Kate Bigam is the URJ's Social Media and Community Manager. Prior to this, she served as a Congregational Representative for the URJ's East District and at the Religious Action Center as Press Secretary and as an Eisendrath Legislative Assistant. Kate is a native of Cuyahoga Falls, OH, and currently resides in Red Bank, N.J.

One Response to “Young Jews Text Their Way Through the High Holy Days”

  1. avatar

    I am torn between being impressed by this radically innovative experience and utterly horrified by it. On the one hand, I think the texting exercise was probably a great way for young people to connect. It clearly had some emotional and spiritual impact. On the other hand, I think it was only appropriate and permissible because this was not a “regular” HHD Service. It was an alternative “experience”, not held in a synagogue Sanctuary. This could never be incorporated into “normal” Services, and would remain the province of “youth” services or “alternative” services. Because such edgy experiences are not available in “regular” services, there would then be a huge generational split, and most young people would flock to the alternative experiences. I think that on HHD at least, if not the rest of the year, everybody should worship together. Older people should work to make the service more accessible to younger people, and younger people in turn should just suck it up and conform themselves to an adult standard of decorum and formality in services as is fitting for the Days of Awe.
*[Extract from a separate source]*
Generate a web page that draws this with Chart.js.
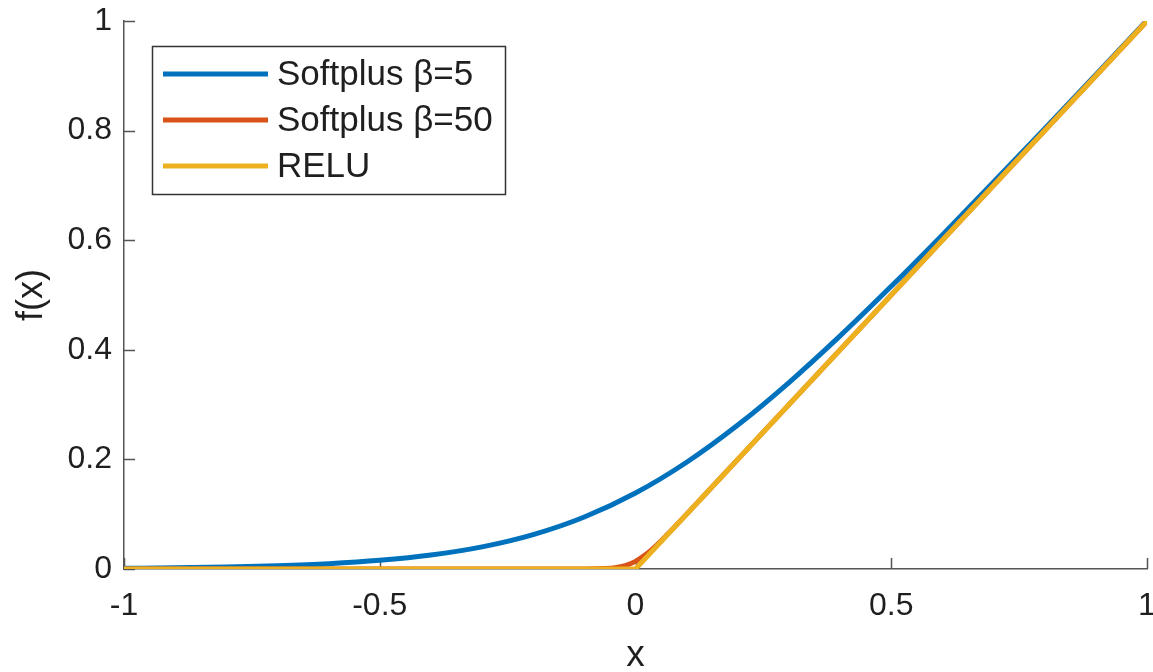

Even in congregations that are committed to new-age, informal, “participatory” worship during the rest of the year should make an effort to ensure that HHD are set apart from the rest of the year.

    If I could make ONE suggestion, it would be to encourage the continued development of innovative worship modalities such as the one described above, but keep them out of formal services. Perhaps digital tashlich would be a better way to do something radical and meaningful while respecting the sanctity of formal Jewish worship Services.